SOURCE DATA ->
****************************************

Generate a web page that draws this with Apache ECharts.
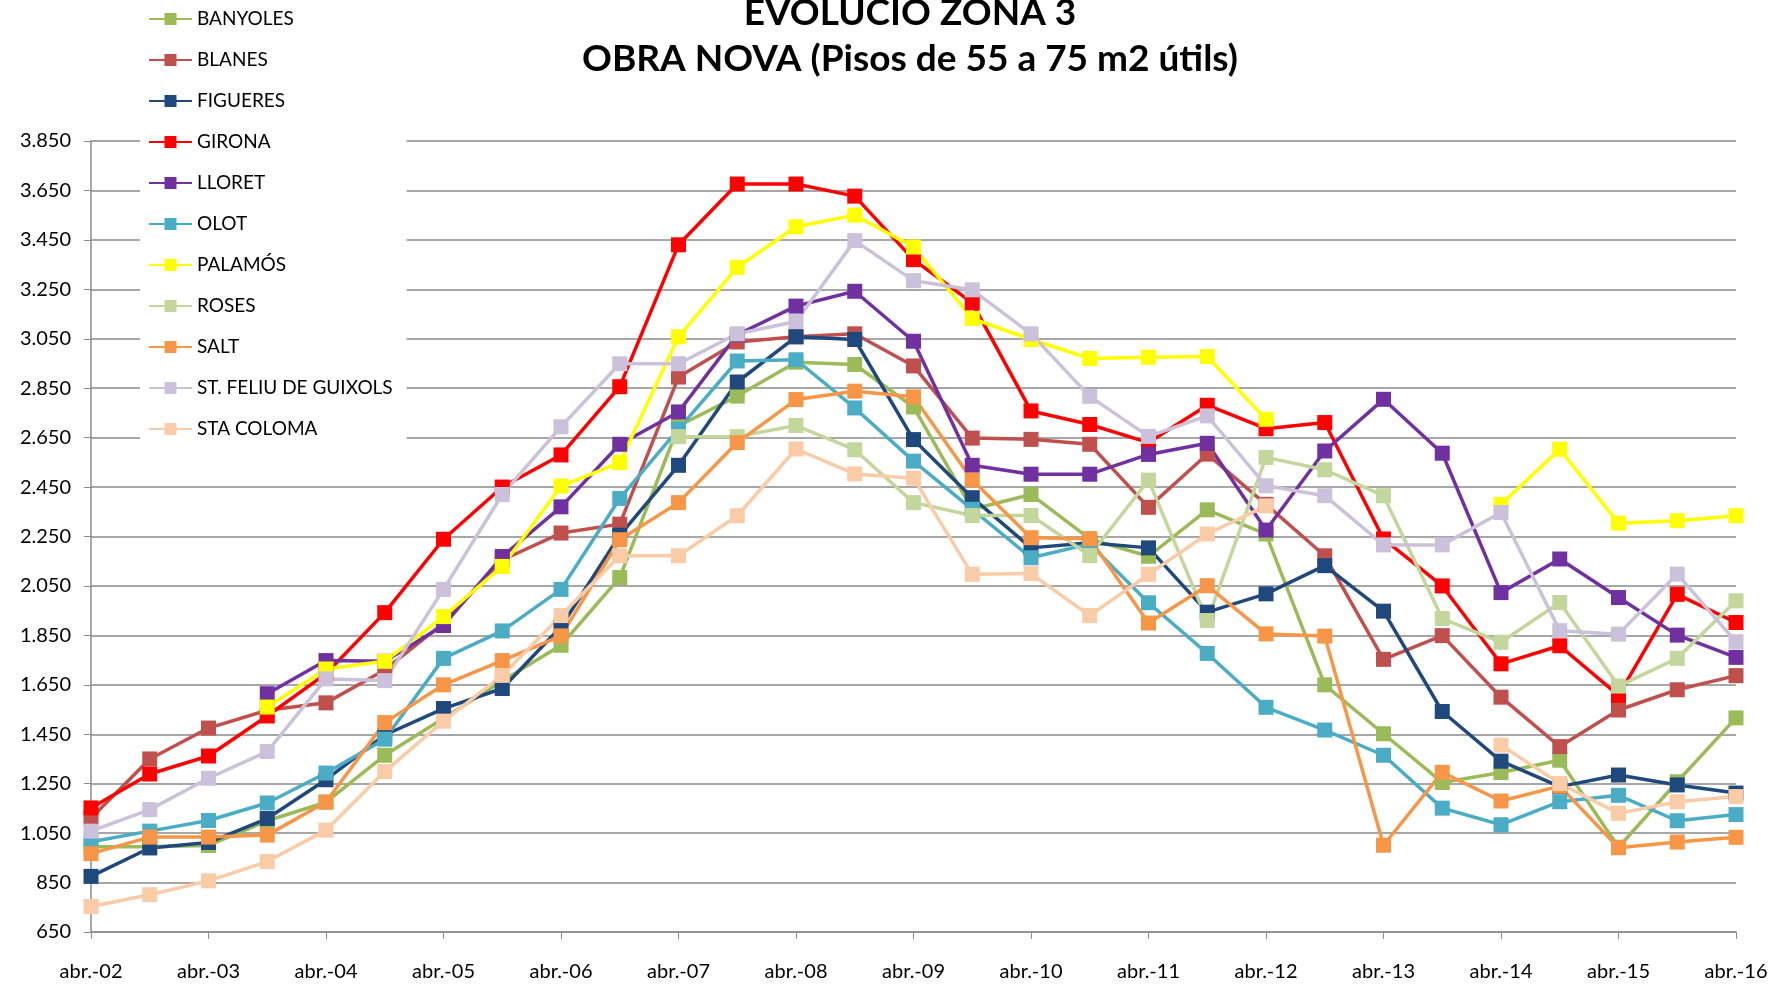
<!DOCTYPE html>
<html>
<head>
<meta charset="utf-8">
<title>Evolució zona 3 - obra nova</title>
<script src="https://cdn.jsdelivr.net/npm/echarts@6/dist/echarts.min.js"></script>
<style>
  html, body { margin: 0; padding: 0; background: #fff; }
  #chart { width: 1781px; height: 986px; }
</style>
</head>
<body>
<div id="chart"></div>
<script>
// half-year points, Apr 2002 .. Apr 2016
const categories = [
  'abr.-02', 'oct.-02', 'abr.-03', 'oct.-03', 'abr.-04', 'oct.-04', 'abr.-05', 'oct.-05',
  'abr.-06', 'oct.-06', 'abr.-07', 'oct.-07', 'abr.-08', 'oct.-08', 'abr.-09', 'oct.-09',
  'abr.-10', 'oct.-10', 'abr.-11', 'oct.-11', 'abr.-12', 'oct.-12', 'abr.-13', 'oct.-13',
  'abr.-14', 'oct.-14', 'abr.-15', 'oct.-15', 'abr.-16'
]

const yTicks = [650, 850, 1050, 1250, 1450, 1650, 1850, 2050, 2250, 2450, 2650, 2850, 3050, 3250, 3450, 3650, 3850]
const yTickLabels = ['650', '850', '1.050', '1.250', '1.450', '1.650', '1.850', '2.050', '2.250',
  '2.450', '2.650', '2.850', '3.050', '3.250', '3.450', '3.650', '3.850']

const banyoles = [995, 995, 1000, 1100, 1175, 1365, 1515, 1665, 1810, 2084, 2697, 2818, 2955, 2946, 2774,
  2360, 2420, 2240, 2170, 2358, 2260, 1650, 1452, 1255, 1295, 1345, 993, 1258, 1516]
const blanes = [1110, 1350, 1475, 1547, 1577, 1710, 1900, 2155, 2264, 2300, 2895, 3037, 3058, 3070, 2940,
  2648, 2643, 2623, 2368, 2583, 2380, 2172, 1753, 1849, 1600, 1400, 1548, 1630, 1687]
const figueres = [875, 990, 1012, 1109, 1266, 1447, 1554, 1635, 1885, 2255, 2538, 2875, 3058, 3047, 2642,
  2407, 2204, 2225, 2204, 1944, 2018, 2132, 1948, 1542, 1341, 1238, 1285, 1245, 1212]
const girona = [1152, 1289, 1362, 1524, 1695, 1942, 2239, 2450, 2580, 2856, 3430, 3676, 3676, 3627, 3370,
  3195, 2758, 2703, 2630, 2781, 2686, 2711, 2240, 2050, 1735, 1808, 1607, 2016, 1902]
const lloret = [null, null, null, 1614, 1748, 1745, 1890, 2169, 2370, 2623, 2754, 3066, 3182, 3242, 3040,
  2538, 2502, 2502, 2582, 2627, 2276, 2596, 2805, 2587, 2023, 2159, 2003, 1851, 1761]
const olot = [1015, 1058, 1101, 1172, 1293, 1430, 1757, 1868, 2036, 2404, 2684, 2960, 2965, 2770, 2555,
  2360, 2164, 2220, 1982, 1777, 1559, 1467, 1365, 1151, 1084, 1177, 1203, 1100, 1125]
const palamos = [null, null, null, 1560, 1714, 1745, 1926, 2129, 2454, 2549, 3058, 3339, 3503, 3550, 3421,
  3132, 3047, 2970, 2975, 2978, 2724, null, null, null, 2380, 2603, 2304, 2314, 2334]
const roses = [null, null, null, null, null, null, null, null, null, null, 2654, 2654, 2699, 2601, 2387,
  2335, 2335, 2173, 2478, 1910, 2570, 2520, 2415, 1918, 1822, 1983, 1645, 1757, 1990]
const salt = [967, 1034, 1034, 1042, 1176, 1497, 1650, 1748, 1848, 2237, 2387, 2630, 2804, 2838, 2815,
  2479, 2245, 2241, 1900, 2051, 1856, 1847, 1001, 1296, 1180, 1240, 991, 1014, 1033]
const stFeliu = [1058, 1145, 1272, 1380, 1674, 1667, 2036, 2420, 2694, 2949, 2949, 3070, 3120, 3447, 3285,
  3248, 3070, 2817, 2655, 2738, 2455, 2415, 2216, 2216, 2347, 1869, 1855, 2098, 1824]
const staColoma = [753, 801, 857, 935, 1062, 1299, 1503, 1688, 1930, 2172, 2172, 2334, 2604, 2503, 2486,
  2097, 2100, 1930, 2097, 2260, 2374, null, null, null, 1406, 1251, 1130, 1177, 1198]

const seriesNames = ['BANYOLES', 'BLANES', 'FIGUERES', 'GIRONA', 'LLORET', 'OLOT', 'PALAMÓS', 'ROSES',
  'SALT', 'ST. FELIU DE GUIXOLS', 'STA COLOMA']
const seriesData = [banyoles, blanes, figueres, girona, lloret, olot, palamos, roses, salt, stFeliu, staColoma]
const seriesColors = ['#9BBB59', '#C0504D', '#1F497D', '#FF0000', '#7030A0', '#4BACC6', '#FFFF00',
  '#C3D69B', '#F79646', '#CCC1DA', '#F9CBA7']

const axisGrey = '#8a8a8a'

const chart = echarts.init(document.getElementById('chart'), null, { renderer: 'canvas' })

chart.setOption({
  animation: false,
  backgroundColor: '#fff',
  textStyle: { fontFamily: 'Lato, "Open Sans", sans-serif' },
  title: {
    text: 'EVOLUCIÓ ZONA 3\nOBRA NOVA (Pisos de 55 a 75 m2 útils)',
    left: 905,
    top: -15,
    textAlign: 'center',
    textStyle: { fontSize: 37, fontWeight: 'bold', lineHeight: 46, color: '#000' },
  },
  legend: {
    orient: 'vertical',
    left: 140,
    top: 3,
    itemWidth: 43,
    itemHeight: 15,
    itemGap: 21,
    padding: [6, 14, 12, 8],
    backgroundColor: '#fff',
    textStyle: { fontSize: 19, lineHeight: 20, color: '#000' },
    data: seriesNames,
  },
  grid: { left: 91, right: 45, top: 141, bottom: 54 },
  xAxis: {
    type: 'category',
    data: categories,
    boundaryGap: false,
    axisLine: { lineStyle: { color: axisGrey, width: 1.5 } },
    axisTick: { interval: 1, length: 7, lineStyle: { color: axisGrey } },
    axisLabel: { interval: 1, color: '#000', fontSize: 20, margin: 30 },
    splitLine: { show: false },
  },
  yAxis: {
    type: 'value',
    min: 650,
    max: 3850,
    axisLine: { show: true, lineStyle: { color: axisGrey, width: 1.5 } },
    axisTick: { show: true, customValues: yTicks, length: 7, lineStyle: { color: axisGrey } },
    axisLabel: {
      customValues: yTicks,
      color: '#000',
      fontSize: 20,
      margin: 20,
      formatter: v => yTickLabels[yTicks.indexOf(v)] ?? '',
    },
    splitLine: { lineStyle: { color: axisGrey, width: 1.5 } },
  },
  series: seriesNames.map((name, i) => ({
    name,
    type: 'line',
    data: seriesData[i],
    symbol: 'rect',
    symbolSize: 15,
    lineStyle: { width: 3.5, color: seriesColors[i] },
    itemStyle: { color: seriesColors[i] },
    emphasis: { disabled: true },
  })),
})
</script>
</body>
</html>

****************************************

WRITTEN TASK -> Write out the listing word for word, omitting the pictures it holds.

SOLUTION TO THIS PROBLEM ->
Generate a web page that draws this with Apache ECharts.
<!DOCTYPE html>
<html>
<head>
<meta charset="utf-8">
<title>Evolució zona 3 - obra nova</title>
<script src="https://cdn.jsdelivr.net/npm/echarts@6/dist/echarts.min.js"></script>
<style>
  html, body { margin: 0; padding: 0; background: #fff; }
  #chart { width: 1781px; height: 986px; }
</style>
</head>
<body>
<div id="chart"></div>
<script>
// half-year points, Apr 2002 .. Apr 2016
const categories = [
  'abr.-02', 'oct.-02', 'abr.-03', 'oct.-03', 'abr.-04', 'oct.-04', 'abr.-05', 'oct.-05',
  'abr.-06', 'oct.-06', 'abr.-07', 'oct.-07', 'abr.-08', 'oct.-08', 'abr.-09', 'oct.-09',
  'abr.-10', 'oct.-10', 'abr.-11', 'oct.-11', 'abr.-12', 'oct.-12', 'abr.-13', 'oct.-13',
  'abr.-14', 'oct.-14', 'abr.-15', 'oct.-15', 'abr.-16'
]

const yTicks = [650, 850, 1050, 1250, 1450, 1650, 1850, 2050, 2250, 2450, 2650, 2850, 3050, 3250, 3450, 3650, 3850]
const yTickLabels = ['650', '850', '1.050', '1.250', '1.450', '1.650', '1.850', '2.050', '2.250',
  '2.450', '2.650', '2.850', '3.050', '3.250', '3.450', '3.650', '3.850']

const banyoles = [995, 995, 1000, 1100, 1175, 1365, 1515, 1665, 1810, 2084, 2697, 2818, 2955, 2946, 2774,
  2360, 2420, 2240, 2170, 2358, 2260, 1650, 1452, 1255, 1295, 1345, 993, 1258, 1516]
const blanes = [1110, 1350, 1475, 1547, 1577, 1710, 1900, 2155, 2264, 2300, 2895, 3037, 3058, 3070, 2940,
  2648, 2643, 2623, 2368, 2583, 2380, 2172, 1753, 1849, 1600, 1400, 1548, 1630, 1687]
const figueres = [875, 990, 1012, 1109, 1266, 1447, 1554, 1635, 1885, 2255, 2538, 2875, 3058, 3047, 2642,
  2407, 2204, 2225, 2204, 1944, 2018, 2132, 1948, 1542, 1341, 1238, 1285, 1245, 1212]
const girona = [1152, 1289, 1362, 1524, 1695, 1942, 2239, 2450, 2580, 2856, 3430, 3676, 3676, 3627, 3370,
  3195, 2758, 2703, 2630, 2781, 2686, 2711, 2240, 2050, 1735, 1808, 1607, 2016, 1902]
const lloret = [null, null, null, 1614, 1748, 1745, 1890, 2169, 2370, 2623, 2754, 3066, 3182, 3242, 3040,
  2538, 2502, 2502, 2582, 2627, 2276, 2596, 2805, 2587, 2023, 2159, 2003, 1851, 1761]
const olot = [1015, 1058, 1101, 1172, 1293, 1430, 1757, 1868, 2036, 2404, 2684, 2960, 2965, 2770, 2555,
  2360, 2164, 2220, 1982, 1777, 1559, 1467, 1365, 1151, 1084, 1177, 1203, 1100, 1125]
const palamos = [null, null, null, 1560, 1714, 1745, 1926, 2129, 2454, 2549, 3058, 3339, 3503, 3550, 3421,
  3132, 3047, 2970, 2975, 2978, 2724, null, null, null, 2380, 2603, 2304, 2314, 2334]
const roses = [null, null, null, null, null, null, null, null, null, null, 2654, 2654, 2699, 2601, 2387,
  2335, 2335, 2173, 2478, 1910, 2570, 2520, 2415, 1918, 1822, 1983, 1645, 1757, 1990]
const salt = [967, 1034, 1034, 1042, 1176, 1497, 1650, 1748, 1848, 2237, 2387, 2630, 2804, 2838, 2815,
  2479, 2245, 2241, 1900, 2051, 1856, 1847, 1001, 1296, 1180, 1240, 991, 1014, 1033]
const stFeliu = [1058, 1145, 1272, 1380, 1674, 1667, 2036, 2420, 2694, 2949, 2949, 3070, 3120, 3447, 3285,
  3248, 3070, 2817, 2655, 2738, 2455, 2415, 2216, 2216, 2347, 1869, 1855, 2098, 1824]
const staColoma = [753, 801, 857, 935, 1062, 1299, 1503, 1688, 1930, 2172, 2172, 2334, 2604, 2503, 2486,
  2097, 2100, 1930, 2097, 2260, 2374, null, null, null, 1406, 1251, 1130, 1177, 1198]

const seriesNames = ['BANYOLES', 'BLANES', 'FIGUERES', 'GIRONA', 'LLORET', 'OLOT', 'PALAMÓS', 'ROSES',
  'SALT', 'ST. FELIU DE GUIXOLS', 'STA COLOMA']
const seriesData = [banyoles, blanes, figueres, girona, lloret, olot, palamos, roses, salt, stFeliu, staColoma]
const seriesColors = ['#9BBB59', '#C0504D', '#1F497D', '#FF0000', '#7030A0', '#4BACC6', '#FFFF00',
  '#C3D69B', '#F79646', '#CCC1DA', '#F9CBA7']

const axisGrey = '#8a8a8a'

const chart = echarts.init(document.getElementById('chart'), null, { renderer: 'canvas' })

chart.setOption({
  animation: false,
  backgroundColor: '#fff',
  textStyle: { fontFamily: 'Lato, "Open Sans", sans-serif' },
  title: {
    text: 'EVOLUCIÓ ZONA 3\nOBRA NOVA (Pisos de 55 a 75 m2 útils)',
    left: 905,
    top: -15,
    textAlign: 'center',
    textStyle: { fontSize: 37, fontWeight: 'bold', lineHeight: 46, color: '#000' },
  },
  legend: {
    orient: 'vertical',
    left: 140,
    top: 3,
    itemWidth: 43,
    itemHeight: 15,
    itemGap: 21,
    padding: [6, 14, 12, 8],
    backgroundColor: '#fff',
    textStyle: { fontSize: 19, lineHeight: 20, color: '#000' },
    data: seriesNames,
  },
  grid: { left: 91, right: 45, top: 141, bottom: 54 },
  xAxis: {
    type: 'category',
    data: categories,
    boundaryGap: false,
    axisLine: { lineStyle: { color: axisGrey, width: 1.5 } },
    axisTick: { interval: 1, length: 7, lineStyle: { color: axisGrey } },
    axisLabel: { interval: 1, color: '#000', fontSize: 20, margin: 30 },
    splitLine: { show: false },
  },
  yAxis: {
    type: 'value',
    min: 650,
    max: 3850,
    axisLine: { show: true, lineStyle: { color: axisGrey, width: 1.5 } },
    axisTick: { show: true, customValues: yTicks, length: 7, lineStyle: { color: axisGrey } },
    axisLabel: {
      customValues: yTicks,
      color: '#000',
      fontSize: 20,
      margin: 20,
      formatter: v => yTickLabels[yTicks.indexOf(v)] ?? '',
    },
    splitLine: { lineStyle: { color: axisGrey, width: 1.5 } },
  },
  series: seriesNames.map((name, i) => ({
    name,
    type: 'line',
    data: seriesData[i],
    symbol: 'rect',
    symbolSize: 15,
    lineStyle: { width: 3.5, color: seriesColors[i] },
    itemStyle: { color: seriesColors[i] },
    emphasis: { disabled: true },
  })),
})
</script>
</body>
</html>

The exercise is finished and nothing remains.